CNN on Tuesday morning helped a former Trump administration official to cover up her own record of helping to spread the former president’s lies about voter fraud in the 2020 election, instead presenting her as someone who had helped to push back against the Big Lie.
In its election day coverage of the California gubernatorial recall, the panel on New Day discussed the context of how the Big Lie has led to more false claims of election fraud in California. (Gov. Gavin Newsom later won the recall in a landslide.) While introducing his guest former White House Communications Director Alyssa Farah, co-anchor John Berman said that she, “we should note, left largely because of the election lie that people in the administration were spewing at the time.”
Berman also later asked Farah about the Trump administration’s efforts in the two-month period after Election Day to overturn the results of the 2020 election: “You were there for part of it, not all of it, because you left. I mean, you had enough. But what's it like for you to see that now?”
“Well, listen, it’s odd. I've worked in politics for a long time. Losing is part of politics, winning is part of politics,” Farah said. “And to [CNN chief national affairs analyst Kasie Hunt’s] point, it's foundational to our democracy that we just accept it when we lose. We came up short. We knew that we didn't win. So to kind of see this last-minute scramble, most of which was after I left, is, I mean, it's beneath who we are as a country.”
Farah’s comments conflicted with her past comment about the 2020 election, and neither Berman, Hunt, or co-anchor Brianna Keilar noted it. (Click here for a transcript.)
Farah had previously announced in early December 2020 that she was “leaving the White House to pursue new opportunities,” a move that was also reported as an acknowledgment that Trump had lost the election and that White House staffers would start looking for their next jobs.
Then later in the month, Farah appeared on Fox News, on the December 22 edition of America’s Newsroom, and publicly claimed that there was voter fraud in the election.
The segment began with Fox News hyping efforts to stop supposed fraud in the upcoming Georgia Senate runoffs, which would determine the partisan control of the U.S. Senate. Co-anchor Sandra Smith then asked Farah: “So, on that point, what is the GOP doing to ensure fair elections in January?”
In response, Farah mentioned the “irregularities and fraud” in the 2020 election, while also urging Republicans not to let those allegations deter them from actually voting in Georgia.
Farah appeared again with Smith on January 8, in the days following the attack on the Capitol building, and said that she had known “shortly after the election, when the race was called by many media outlets” that Trump had lost, an event that occurred on the Saturday after the election.

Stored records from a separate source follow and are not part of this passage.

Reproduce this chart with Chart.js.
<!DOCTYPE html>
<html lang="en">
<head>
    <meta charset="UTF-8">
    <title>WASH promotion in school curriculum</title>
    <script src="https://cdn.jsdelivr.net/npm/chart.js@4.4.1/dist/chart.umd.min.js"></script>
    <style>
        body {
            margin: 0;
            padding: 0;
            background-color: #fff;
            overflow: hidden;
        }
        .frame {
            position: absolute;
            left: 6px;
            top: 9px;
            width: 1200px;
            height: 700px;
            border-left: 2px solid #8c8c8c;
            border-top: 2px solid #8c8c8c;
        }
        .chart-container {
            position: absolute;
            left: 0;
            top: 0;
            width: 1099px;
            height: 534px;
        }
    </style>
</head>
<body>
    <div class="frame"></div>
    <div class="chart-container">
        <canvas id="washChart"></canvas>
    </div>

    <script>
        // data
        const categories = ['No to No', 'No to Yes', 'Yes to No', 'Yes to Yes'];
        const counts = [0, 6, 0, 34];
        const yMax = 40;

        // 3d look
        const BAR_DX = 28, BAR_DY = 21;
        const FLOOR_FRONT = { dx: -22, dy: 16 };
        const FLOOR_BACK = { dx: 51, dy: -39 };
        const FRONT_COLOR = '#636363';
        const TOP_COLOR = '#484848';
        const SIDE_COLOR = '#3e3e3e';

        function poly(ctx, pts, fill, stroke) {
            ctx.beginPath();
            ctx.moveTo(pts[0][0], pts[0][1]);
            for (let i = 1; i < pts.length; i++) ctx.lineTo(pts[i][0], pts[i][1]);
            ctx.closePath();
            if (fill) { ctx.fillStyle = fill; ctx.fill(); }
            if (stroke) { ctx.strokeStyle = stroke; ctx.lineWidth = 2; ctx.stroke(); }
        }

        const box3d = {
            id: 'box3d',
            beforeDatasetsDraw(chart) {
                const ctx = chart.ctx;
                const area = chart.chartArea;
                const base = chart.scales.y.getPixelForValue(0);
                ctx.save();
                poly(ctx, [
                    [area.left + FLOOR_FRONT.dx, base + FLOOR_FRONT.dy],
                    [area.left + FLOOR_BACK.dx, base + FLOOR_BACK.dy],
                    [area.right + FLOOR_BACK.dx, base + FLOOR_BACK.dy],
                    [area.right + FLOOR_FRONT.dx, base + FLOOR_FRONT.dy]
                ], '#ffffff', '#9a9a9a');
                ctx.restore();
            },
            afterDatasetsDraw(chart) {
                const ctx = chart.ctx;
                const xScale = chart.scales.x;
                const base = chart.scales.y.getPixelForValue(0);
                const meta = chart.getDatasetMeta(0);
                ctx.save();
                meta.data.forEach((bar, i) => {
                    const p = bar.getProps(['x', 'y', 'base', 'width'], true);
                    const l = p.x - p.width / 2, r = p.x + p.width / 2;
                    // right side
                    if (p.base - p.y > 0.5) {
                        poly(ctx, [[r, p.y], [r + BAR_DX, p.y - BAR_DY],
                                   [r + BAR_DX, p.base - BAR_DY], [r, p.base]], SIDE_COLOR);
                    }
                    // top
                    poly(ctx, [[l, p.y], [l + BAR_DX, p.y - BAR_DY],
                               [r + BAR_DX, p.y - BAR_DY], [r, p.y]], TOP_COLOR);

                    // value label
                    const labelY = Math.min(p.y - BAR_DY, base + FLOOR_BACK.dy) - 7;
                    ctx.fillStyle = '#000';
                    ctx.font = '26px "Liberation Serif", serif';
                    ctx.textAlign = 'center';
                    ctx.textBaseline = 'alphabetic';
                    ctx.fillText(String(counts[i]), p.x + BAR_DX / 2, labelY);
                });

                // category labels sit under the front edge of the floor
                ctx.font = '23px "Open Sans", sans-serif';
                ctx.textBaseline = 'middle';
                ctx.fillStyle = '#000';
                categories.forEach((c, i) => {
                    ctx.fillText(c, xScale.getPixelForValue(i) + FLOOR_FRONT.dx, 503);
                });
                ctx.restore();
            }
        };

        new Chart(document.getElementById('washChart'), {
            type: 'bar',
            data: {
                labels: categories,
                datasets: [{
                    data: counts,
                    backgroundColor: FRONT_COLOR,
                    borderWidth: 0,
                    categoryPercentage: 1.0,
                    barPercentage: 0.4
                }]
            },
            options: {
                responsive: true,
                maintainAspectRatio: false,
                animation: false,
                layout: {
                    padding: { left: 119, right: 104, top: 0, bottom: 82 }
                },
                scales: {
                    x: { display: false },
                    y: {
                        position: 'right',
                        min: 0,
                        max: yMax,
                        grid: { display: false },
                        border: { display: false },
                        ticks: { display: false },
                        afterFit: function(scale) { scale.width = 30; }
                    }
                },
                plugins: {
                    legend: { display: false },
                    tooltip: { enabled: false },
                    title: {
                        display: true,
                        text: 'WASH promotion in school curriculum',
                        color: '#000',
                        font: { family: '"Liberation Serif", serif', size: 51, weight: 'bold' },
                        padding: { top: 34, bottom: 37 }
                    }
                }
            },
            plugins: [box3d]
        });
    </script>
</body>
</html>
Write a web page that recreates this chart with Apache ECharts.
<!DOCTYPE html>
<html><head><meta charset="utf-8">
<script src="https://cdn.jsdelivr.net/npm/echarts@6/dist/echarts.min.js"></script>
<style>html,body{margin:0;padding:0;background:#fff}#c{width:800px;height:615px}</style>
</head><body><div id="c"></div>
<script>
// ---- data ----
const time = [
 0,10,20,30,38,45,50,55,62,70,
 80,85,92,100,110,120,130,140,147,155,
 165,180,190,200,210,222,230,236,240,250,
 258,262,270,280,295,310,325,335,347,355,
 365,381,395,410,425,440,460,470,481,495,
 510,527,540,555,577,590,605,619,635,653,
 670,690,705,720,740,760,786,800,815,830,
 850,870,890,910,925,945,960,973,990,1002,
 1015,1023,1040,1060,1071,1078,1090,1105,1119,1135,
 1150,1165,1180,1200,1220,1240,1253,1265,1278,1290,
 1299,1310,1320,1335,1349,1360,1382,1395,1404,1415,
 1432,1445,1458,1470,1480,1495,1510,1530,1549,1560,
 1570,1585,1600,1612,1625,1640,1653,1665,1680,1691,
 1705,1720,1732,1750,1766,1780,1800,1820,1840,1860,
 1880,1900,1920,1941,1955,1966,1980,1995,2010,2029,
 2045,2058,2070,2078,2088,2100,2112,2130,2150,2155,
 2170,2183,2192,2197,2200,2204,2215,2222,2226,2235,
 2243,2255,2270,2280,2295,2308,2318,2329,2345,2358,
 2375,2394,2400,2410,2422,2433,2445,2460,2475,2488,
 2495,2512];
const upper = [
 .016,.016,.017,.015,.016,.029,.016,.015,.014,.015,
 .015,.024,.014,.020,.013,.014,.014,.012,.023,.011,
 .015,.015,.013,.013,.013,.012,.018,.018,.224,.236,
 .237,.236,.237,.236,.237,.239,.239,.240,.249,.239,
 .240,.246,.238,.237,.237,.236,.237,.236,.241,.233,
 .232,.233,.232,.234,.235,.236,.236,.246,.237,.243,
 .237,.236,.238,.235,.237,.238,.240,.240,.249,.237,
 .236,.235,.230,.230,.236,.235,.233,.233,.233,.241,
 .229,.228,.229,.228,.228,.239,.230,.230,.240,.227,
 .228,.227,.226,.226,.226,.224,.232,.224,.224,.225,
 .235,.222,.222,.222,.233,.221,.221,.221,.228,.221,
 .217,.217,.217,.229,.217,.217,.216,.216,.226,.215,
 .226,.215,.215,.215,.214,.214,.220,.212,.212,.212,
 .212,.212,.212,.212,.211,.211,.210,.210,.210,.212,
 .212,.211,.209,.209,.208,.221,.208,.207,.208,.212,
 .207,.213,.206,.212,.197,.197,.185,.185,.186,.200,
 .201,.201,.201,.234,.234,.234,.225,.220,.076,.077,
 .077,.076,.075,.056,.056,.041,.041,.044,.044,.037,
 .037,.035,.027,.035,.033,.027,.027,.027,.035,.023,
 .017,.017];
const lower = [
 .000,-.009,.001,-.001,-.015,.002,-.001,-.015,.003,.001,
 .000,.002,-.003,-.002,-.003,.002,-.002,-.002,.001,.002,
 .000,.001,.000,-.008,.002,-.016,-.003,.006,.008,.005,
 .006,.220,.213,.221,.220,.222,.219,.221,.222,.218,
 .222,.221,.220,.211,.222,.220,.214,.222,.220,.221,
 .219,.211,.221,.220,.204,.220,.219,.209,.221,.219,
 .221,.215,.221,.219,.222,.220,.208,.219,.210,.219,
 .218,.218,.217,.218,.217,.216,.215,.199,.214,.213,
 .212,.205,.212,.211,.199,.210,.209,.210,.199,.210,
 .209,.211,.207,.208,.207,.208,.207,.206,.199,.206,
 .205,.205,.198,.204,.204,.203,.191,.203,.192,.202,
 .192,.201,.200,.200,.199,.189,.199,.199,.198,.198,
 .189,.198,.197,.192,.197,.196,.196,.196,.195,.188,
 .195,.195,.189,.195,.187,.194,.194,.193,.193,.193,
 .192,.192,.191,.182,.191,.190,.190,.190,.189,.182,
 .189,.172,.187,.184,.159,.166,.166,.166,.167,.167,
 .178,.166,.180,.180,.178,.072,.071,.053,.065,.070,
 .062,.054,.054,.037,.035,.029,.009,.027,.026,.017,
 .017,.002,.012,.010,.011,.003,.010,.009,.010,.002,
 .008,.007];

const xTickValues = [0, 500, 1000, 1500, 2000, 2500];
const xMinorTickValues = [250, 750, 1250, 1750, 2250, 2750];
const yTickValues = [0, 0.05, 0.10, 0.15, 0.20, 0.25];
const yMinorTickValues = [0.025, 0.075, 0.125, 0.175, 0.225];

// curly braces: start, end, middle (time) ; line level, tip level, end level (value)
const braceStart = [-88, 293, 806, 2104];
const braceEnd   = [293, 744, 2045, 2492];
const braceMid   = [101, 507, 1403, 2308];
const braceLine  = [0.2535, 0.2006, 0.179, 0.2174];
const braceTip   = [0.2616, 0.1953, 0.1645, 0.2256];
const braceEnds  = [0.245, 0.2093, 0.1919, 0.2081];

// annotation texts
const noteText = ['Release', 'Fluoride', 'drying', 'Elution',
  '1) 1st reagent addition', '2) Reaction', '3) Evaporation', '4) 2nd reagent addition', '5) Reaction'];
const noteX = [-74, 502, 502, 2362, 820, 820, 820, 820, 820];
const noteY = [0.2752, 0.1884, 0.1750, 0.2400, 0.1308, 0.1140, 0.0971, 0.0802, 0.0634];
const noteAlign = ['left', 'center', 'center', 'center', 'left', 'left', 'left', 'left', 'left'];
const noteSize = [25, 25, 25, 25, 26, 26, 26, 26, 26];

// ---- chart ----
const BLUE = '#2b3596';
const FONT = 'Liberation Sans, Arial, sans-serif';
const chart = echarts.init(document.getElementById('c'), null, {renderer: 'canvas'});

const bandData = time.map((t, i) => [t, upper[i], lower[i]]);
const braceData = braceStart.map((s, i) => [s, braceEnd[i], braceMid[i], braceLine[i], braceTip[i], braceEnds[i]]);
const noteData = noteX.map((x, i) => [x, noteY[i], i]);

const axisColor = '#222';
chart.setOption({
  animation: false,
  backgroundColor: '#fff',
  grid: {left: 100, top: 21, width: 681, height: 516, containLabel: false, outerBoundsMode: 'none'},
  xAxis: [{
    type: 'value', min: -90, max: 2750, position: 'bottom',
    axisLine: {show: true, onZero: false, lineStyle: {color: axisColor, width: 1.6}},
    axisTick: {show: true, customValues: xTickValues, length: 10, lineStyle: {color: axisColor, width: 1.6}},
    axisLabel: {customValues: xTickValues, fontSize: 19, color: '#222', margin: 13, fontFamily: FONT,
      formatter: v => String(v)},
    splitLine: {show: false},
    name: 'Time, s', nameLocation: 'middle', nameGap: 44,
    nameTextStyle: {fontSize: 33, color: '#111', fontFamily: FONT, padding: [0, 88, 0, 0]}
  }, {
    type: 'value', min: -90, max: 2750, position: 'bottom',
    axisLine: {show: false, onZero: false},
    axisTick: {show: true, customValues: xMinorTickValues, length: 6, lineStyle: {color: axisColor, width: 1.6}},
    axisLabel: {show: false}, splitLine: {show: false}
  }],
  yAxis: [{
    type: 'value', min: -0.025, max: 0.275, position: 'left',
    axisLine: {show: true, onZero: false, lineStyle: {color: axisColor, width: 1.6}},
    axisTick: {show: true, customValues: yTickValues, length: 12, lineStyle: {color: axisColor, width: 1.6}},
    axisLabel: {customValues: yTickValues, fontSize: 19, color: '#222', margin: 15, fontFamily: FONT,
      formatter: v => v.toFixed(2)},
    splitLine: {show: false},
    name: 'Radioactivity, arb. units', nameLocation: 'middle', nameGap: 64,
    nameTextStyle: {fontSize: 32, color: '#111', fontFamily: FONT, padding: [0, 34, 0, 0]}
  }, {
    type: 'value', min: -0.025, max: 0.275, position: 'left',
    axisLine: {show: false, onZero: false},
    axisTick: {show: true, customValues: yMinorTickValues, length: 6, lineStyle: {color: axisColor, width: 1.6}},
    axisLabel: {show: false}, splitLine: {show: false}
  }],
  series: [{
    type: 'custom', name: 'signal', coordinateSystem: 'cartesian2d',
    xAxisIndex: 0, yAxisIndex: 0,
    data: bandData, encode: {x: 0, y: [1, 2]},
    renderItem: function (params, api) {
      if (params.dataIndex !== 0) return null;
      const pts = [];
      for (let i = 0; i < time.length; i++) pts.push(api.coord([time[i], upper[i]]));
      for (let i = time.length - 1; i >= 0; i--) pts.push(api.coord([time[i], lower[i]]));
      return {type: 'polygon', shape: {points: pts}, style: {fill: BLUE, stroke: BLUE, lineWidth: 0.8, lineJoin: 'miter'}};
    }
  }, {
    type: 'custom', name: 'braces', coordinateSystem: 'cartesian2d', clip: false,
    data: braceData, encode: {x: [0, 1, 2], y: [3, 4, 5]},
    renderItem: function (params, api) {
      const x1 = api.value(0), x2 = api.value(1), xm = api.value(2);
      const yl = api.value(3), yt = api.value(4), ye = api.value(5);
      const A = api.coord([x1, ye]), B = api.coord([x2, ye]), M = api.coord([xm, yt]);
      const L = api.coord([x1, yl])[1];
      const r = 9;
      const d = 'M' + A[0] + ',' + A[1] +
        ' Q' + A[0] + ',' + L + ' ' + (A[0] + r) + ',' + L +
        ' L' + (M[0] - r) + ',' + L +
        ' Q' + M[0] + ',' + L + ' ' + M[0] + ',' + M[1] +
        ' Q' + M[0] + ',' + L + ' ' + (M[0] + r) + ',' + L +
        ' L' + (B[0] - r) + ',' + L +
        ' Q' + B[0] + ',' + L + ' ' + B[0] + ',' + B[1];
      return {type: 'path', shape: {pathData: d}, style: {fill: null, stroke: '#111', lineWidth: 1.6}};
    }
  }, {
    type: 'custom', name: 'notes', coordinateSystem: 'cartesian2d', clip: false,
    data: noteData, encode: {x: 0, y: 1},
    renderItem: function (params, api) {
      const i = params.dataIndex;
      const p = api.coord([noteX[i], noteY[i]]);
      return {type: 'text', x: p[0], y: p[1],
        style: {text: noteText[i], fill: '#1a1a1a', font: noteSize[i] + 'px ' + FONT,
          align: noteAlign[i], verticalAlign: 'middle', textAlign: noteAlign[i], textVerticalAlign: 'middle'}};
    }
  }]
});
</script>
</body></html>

She also declared: “But I was very uncomfortable with the public messaging going out claiming that the election was stolen and was going to be overturned. It is not fair — it's not fair to viewers, it's not fair to voters and the 74 million people who supported the president to give them a false hope. And that was ultimately what drove me to step aside.”
However, this would also make her statements on December 22 about voter fraud “that we saw in the 2020 elections” a willful lie. Farah also continued to engage in fence-sitting over whether fraud had also occurred, saying, “It doesn't mean there weren't cases of fraud, that there weren't irregularities that should be pursued.”
So when mainstream media outlets seek to elevate one of the supposedly good Trump administration officials who had “left largely because of the election lie,” they should not lose sight of times that such people actually pandered to both sides.